◆ The exercise ◆
Leaving out the pictures, retype all the material exactly.
+--
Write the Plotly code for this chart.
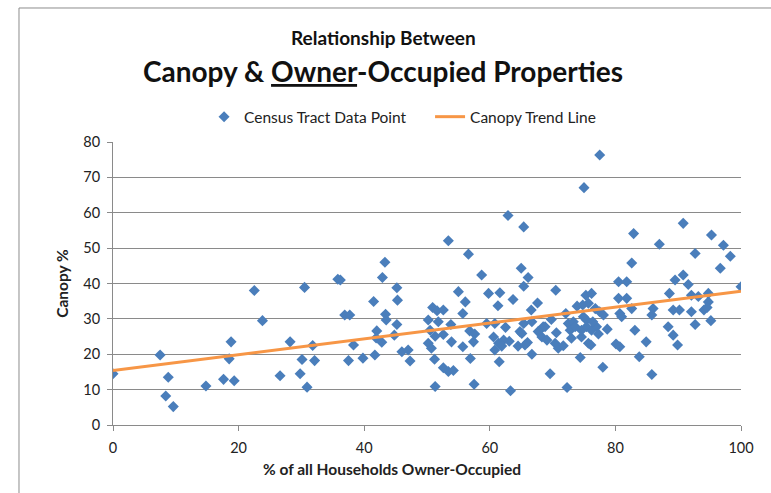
import plotly.graph_objects as go

# Census tract observations: % owner-occupied households vs. tree canopy %
owner_pct = [
    0, 7.5, 8.4, 8.8, 9.6, 14.8, 17.6, 18.5, 18.8, 19.3,
    22.5, 23.8, 26.6, 28.2, 29.8, 30.1, 30.5, 30.9, 31.8, 32.1,
    35.8, 36.2, 36.9, 37.7, 37.5, 38.3, 39.8, 41.5, 41.7, 42.0,
    41.9, 42.8, 42.9, 43.3, 43.4, 43.5, 44.8, 45.2, 45.3, 45.2,
    46.0, 47.0, 47.3, 50.2, 50.9, 51.6, 52.6, 51.8, 50.5, 51.3,
    52.6, 53.9, 50.2, 50.7, 51.2, 51.3, 52.6, 53.4, 54.2, 53.4,
    53.8, 55.0, 55.7, 55.7, 56.1, 56.6, 56.8, 57.4, 57.6, 56.9,
    57.5, 58.7, 59.5, 59.8, 60.8, 60.6, 61.4, 62.2, 60.8, 61.3,
    61.5, 61.6, 62.5, 62.9, 63.1, 63.3, 63.7, 64.5, 64.8, 65.0,
    65.4, 66.1, 65.4, 65.4, 65.1, 66.0, 66.7, 66.6, 67.6, 66.7,
    68.5, 67.7, 68.3, 69.1, 69.8, 70.5, 69.6, 70.6, 70.4, 70.9,
    71.7, 72.1, 72.5, 73.0, 73.3, 72.8, 73.0, 74.6, 75.7, 74.6,
    75.4, 76.2, 77.0, 77.3, 78.7, 74.9, 75.4, 76.4, 73.9, 74.8,
    75.3, 76.2, 75.7, 76.8, 77.5, 78.1, 76.1, 74.4, 78.0, 72.3,
    75.0, 77.5, 80.5, 81.8, 80.5, 81.8, 80.7, 81.0, 82.6, 83.1,
    84.9, 83.8, 85.8, 80.1, 80.7, 86.0, 85.8, 88.6, 89.5, 90.8,
    91.6, 89.2, 90.2, 92.1, 93.2, 92.1, 92.7, 88.4, 89.2, 89.9,
    94.8, 94.8, 94.1, 94.6, 95.2, 82.9, 90.8, 87.0, 95.3, 97.2,
    98.3, 92.7, 96.7, 82.6, 100.0, 61.9, 65.6, 73.6, 68.8,
]
canopy_pct = [
    14.5, 19.8, 8.2, 13.5, 5.2, 11.0, 12.9, 18.7, 23.5, 12.5,
    38.0, 29.5, 13.9, 23.5, 14.5, 18.5, 38.9, 10.7, 22.5, 18.2,
    41.2, 41.0, 31.1, 31.1, 18.2, 22.6, 18.9, 34.9, 19.8, 26.6,
    24.6, 23.4, 41.7, 46.0, 31.3, 29.7, 25.4, 38.8, 35.3, 28.4,
    20.7, 21.2, 18.1, 29.7, 33.2, 32.3, 32.5, 29.2, 26.8, 25.1,
    25.6, 23.5, 23.1, 21.7, 18.6, 10.9, 16.2, 15.1, 15.4, 52.1,
    28.4, 37.7, 31.5, 22.1, 34.8, 48.3, 26.6, 23.5, 25.7, 18.8,
    11.5, 42.4, 28.7, 37.2, 28.7, 24.9, 23.1, 24.0, 21.2, 33.7,
    17.9, 37.4, 27.6, 59.2, 23.7, 9.7, 35.5, 22.3, 26.4, 44.3,
    56.0, 41.7, 39.2, 28.7, 25.9, 23.3, 20.0, 32.5, 34.5, 29.2,
    27.8, 26.4, 24.9, 24.0, 29.8, 38.1, 14.5, 26.1, 23.1, 21.7,
    22.4, 31.5, 28.7, 27.8, 29.2, 26.8, 24.5, 24.9, 23.1, 26.8,
    27.8, 26.8, 27.8, 25.7, 27.1, 30.6, 29.7, 29.2, 33.6, 33.9,
    36.7, 37.2, 34.4, 32.9, 32.0, 31.1, 22.6, 19.1, 16.3, 10.6,
    67.1, 76.3, 40.5, 40.5, 35.8, 35.8, 31.5, 30.6, 32.9, 26.8,
    23.5, 19.3, 14.3, 22.9, 22.1, 32.9, 31.1, 37.2, 41.0, 42.4,
    39.7, 32.5, 32.5, 36.7, 36.3, 32.0, 28.4, 27.8, 25.4, 22.6,
    37.2, 34.8, 32.5, 33.2, 29.5, 54.1, 57.0, 51.1, 53.7, 50.8,
    47.7, 48.5, 44.3, 45.8, 39.1, 22.3, 22.6, 27.8, 27.8,
]

# Linear trend line end points
trend_x = [0, 100]
trend_y = [15.4, 37.8]

x_ticks = [0, 20, 40, 60, 80, 100]
y_ticks = [0, 10, 20, 30, 40, 50, 60, 70, 80]

FONT = "Lato, 'Open Sans', sans-serif"
GRID = "#8a8a8a"

fig = go.Figure()
fig.add_trace(go.Scatter(
    x=owner_pct, y=canopy_pct, mode="markers",
    name="Census Tract Data Point",
    marker=dict(symbol="diamond", size=8.5, color="#4a7ebb", line=dict(width=0)),
))
fig.add_trace(go.Scatter(
    x=trend_x, y=trend_y, mode="lines",
    name="Canopy Trend Line",
    line=dict(color="#f79646", width=3),
))

fig.update_layout(
    width=771, height=493, autosize=False,
    margin=dict(l=113, r=30, t=142, b=68),
    paper_bgcolor="white", plot_bgcolor="white",
    font=dict(family=FONT, size=14, color="#222222"),
    showlegend=True,
    legend=dict(
        orientation="h", x=0.145, xanchor="left", y=1.088, yanchor="middle",
        font=dict(family=FONT, size=15.5, color="#222222"),
        bgcolor="rgba(0,0,0,0)", itemclick=False,
        entrywidth=181, entrywidthmode="pixels",
    ),
    xaxis=dict(
        range=[0, 100], tickvals=x_ticks, showgrid=False, zeroline=False,
        showline=True, linecolor=GRID, linewidth=1,
        ticks="outside", ticklen=5, tickcolor=GRID,
        tickfont=dict(size=14.5), ticklabelstandoff=5, fixedrange=True,
    ),
    yaxis=dict(
        range=[0, 80], tickvals=y_ticks, showgrid=True, gridcolor=GRID,
        gridwidth=1, zeroline=False,
        showline=True, linecolor=GRID, linewidth=1,
        ticks="outside", ticklen=5, tickcolor=GRID,
        tickfont=dict(size=14.5), ticklabelstandoff=4, fixedrange=True,
        title=dict(text="<b>Canopy %</b>", font=dict(size=15.5), standoff=10),
    ),
    annotations=[
        dict(text="<b>Relationship Between</b>", xref="paper", yref="paper",
             x=0.43, y=1.368, xanchor="center", yanchor="middle",
             showarrow=False, font=dict(size=19, color="#111111")),
        dict(text="<b>Canopy &amp; <u>Owner</u>-Occupied Properties</b>",
             xref="paper", yref="paper", x=0.43, y=1.25,
             xanchor="center", yanchor="middle", showarrow=False,
             font=dict(size=28, color="#111111")),
        dict(text="<b>% of all Households Owner-Occupied</b>",
             xref="paper", yref="paper", x=0.444, y=-0.155,
             xanchor="center", yanchor="middle", showarrow=False,
             font=dict(size=15.5, color="#222222")),
    ],
    shapes=[
        dict(type="rect", xref="paper", yref="paper",
             x0=-0.1497, x1=1.3, y0=-0.5, y1=1.4735,
             line=dict(color="#8c8c8c", width=1), layer="below"),
    ],
)

fig.write_html("out.html")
+--
◆ Task answer ◆
Write the Plotly code for this chart.
import plotly.graph_objects as go

# Census tract observations: % owner-occupied households vs. tree canopy %
owner_pct = [
    0, 7.5, 8.4, 8.8, 9.6, 14.8, 17.6, 18.5, 18.8, 19.3,
    22.5, 23.8, 26.6, 28.2, 29.8, 30.1, 30.5, 30.9, 31.8, 32.1,
    35.8, 36.2, 36.9, 37.7, 37.5, 38.3, 39.8, 41.5, 41.7, 42.0,
    41.9, 42.8, 42.9, 43.3, 43.4, 43.5, 44.8, 45.2, 45.3, 45.2,
    46.0, 47.0, 47.3, 50.2, 50.9, 51.6, 52.6, 51.8, 50.5, 51.3,
    52.6, 53.9, 50.2, 50.7, 51.2, 51.3, 52.6, 53.4, 54.2, 53.4,
    53.8, 55.0, 55.7, 55.7, 56.1, 56.6, 56.8, 57.4, 57.6, 56.9,
    57.5, 58.7, 59.5, 59.8, 60.8, 60.6, 61.4, 62.2, 60.8, 61.3,
    61.5, 61.6, 62.5, 62.9, 63.1, 63.3, 63.7, 64.5, 64.8, 65.0,
    65.4, 66.1, 65.4, 65.4, 65.1, 66.0, 66.7, 66.6, 67.6, 66.7,
    68.5, 67.7, 68.3, 69.1, 69.8, 70.5, 69.6, 70.6, 70.4, 70.9,
    71.7, 72.1, 72.5, 73.0, 73.3, 72.8, 73.0, 74.6, 75.7, 74.6,
    75.4, 76.2, 77.0, 77.3, 78.7, 74.9, 75.4, 76.4, 73.9, 74.8,
    75.3, 76.2, 75.7, 76.8, 77.5, 78.1, 76.1, 74.4, 78.0, 72.3,
    75.0, 77.5, 80.5, 81.8, 80.5, 81.8, 80.7, 81.0, 82.6, 83.1,
    84.9, 83.8, 85.8, 80.1, 80.7, 86.0, 85.8, 88.6, 89.5, 90.8,
    91.6, 89.2, 90.2, 92.1, 93.2, 92.1, 92.7, 88.4, 89.2, 89.9,
    94.8, 94.8, 94.1, 94.6, 95.2, 82.9, 90.8, 87.0, 95.3, 97.2,
    98.3, 92.7, 96.7, 82.6, 100.0, 61.9, 65.6, 73.6, 68.8,
]
canopy_pct = [
    14.5, 19.8, 8.2, 13.5, 5.2, 11.0, 12.9, 18.7, 23.5, 12.5,
    38.0, 29.5, 13.9, 23.5, 14.5, 18.5, 38.9, 10.7, 22.5, 18.2,
    41.2, 41.0, 31.1, 31.1, 18.2, 22.6, 18.9, 34.9, 19.8, 26.6,
    24.6, 23.4, 41.7, 46.0, 31.3, 29.7, 25.4, 38.8, 35.3, 28.4,
    20.7, 21.2, 18.1, 29.7, 33.2, 32.3, 32.5, 29.2, 26.8, 25.1,
    25.6, 23.5, 23.1, 21.7, 18.6, 10.9, 16.2, 15.1, 15.4, 52.1,
    28.4, 37.7, 31.5, 22.1, 34.8, 48.3, 26.6, 23.5, 25.7, 18.8,
    11.5, 42.4, 28.7, 37.2, 28.7, 24.9, 23.1, 24.0, 21.2, 33.7,
    17.9, 37.4, 27.6, 59.2, 23.7, 9.7, 35.5, 22.3, 26.4, 44.3,
    56.0, 41.7, 39.2, 28.7, 25.9, 23.3, 20.0, 32.5, 34.5, 29.2,
    27.8, 26.4, 24.9, 24.0, 29.8, 38.1, 14.5, 26.1, 23.1, 21.7,
    22.4, 31.5, 28.7, 27.8, 29.2, 26.8, 24.5, 24.9, 23.1, 26.8,
    27.8, 26.8, 27.8, 25.7, 27.1, 30.6, 29.7, 29.2, 33.6, 33.9,
    36.7, 37.2, 34.4, 32.9, 32.0, 31.1, 22.6, 19.1, 16.3, 10.6,
    67.1, 76.3, 40.5, 40.5, 35.8, 35.8, 31.5, 30.6, 32.9, 26.8,
    23.5, 19.3, 14.3, 22.9, 22.1, 32.9, 31.1, 37.2, 41.0, 42.4,
    39.7, 32.5, 32.5, 36.7, 36.3, 32.0, 28.4, 27.8, 25.4, 22.6,
    37.2, 34.8, 32.5, 33.2, 29.5, 54.1, 57.0, 51.1, 53.7, 50.8,
    47.7, 48.5, 44.3, 45.8, 39.1, 22.3, 22.6, 27.8, 27.8,
]

# Linear trend line end points
trend_x = [0, 100]
trend_y = [15.4, 37.8]

x_ticks = [0, 20, 40, 60, 80, 100]
y_ticks = [0, 10, 20, 30, 40, 50, 60, 70, 80]

FONT = "Lato, 'Open Sans', sans-serif"
GRID = "#8a8a8a"

fig = go.Figure()
fig.add_trace(go.Scatter(
    x=owner_pct, y=canopy_pct, mode="markers",
    name="Census Tract Data Point",
    marker=dict(symbol="diamond", size=8.5, color="#4a7ebb", line=dict(width=0)),
))
fig.add_trace(go.Scatter(
    x=trend_x, y=trend_y, mode="lines",
    name="Canopy Trend Line",
    line=dict(color="#f79646", width=3),
))

fig.update_layout(
    width=771, height=493, autosize=False,
    margin=dict(l=113, r=30, t=142, b=68),
    paper_bgcolor="white", plot_bgcolor="white",
    font=dict(family=FONT, size=14, color="#222222"),
    showlegend=True,
    legend=dict(
        orientation="h", x=0.145, xanchor="left", y=1.088, yanchor="middle",
        font=dict(family=FONT, size=15.5, color="#222222"),
        bgcolor="rgba(0,0,0,0)", itemclick=False,
        entrywidth=181, entrywidthmode="pixels",
    ),
    xaxis=dict(
        range=[0, 100], tickvals=x_ticks, showgrid=False, zeroline=False,
        showline=True, linecolor=GRID, linewidth=1,
        ticks="outside", ticklen=5, tickcolor=GRID,
        tickfont=dict(size=14.5), ticklabelstandoff=5, fixedrange=True,
    ),
    yaxis=dict(
        range=[0, 80], tickvals=y_ticks, showgrid=True, gridcolor=GRID,
        gridwidth=1, zeroline=False,
        showline=True, linecolor=GRID, linewidth=1,
        ticks="outside", ticklen=5, tickcolor=GRID,
        tickfont=dict(size=14.5), ticklabelstandoff=4, fixedrange=True,
        title=dict(text="<b>Canopy %</b>", font=dict(size=15.5), standoff=10),
    ),
    annotations=[
        dict(text="<b>Relationship Between</b>", xref="paper", yref="paper",
             x=0.43, y=1.368, xanchor="center", yanchor="middle",
             showarrow=False, font=dict(size=19, color="#111111")),
        dict(text="<b>Canopy &amp; <u>Owner</u>-Occupied Properties</b>",
             xref="paper", yref="paper", x=0.43, y=1.25,
             xanchor="center", yanchor="middle", showarrow=False,
             font=dict(size=28, color="#111111")),
        dict(text="<b>% of all Households Owner-Occupied</b>",
             xref="paper", yref="paper", x=0.444, y=-0.155,
             xanchor="center", yanchor="middle", showarrow=False,
             font=dict(size=15.5, color="#222222")),
    ],
    shapes=[
        dict(type="rect", xref="paper", yref="paper",
             x0=-0.1497, x1=1.3, y0=-0.5, y1=1.4735,
             line=dict(color="#8c8c8c", width=1), layer="below"),
    ],
)

fig.write_html("out.html")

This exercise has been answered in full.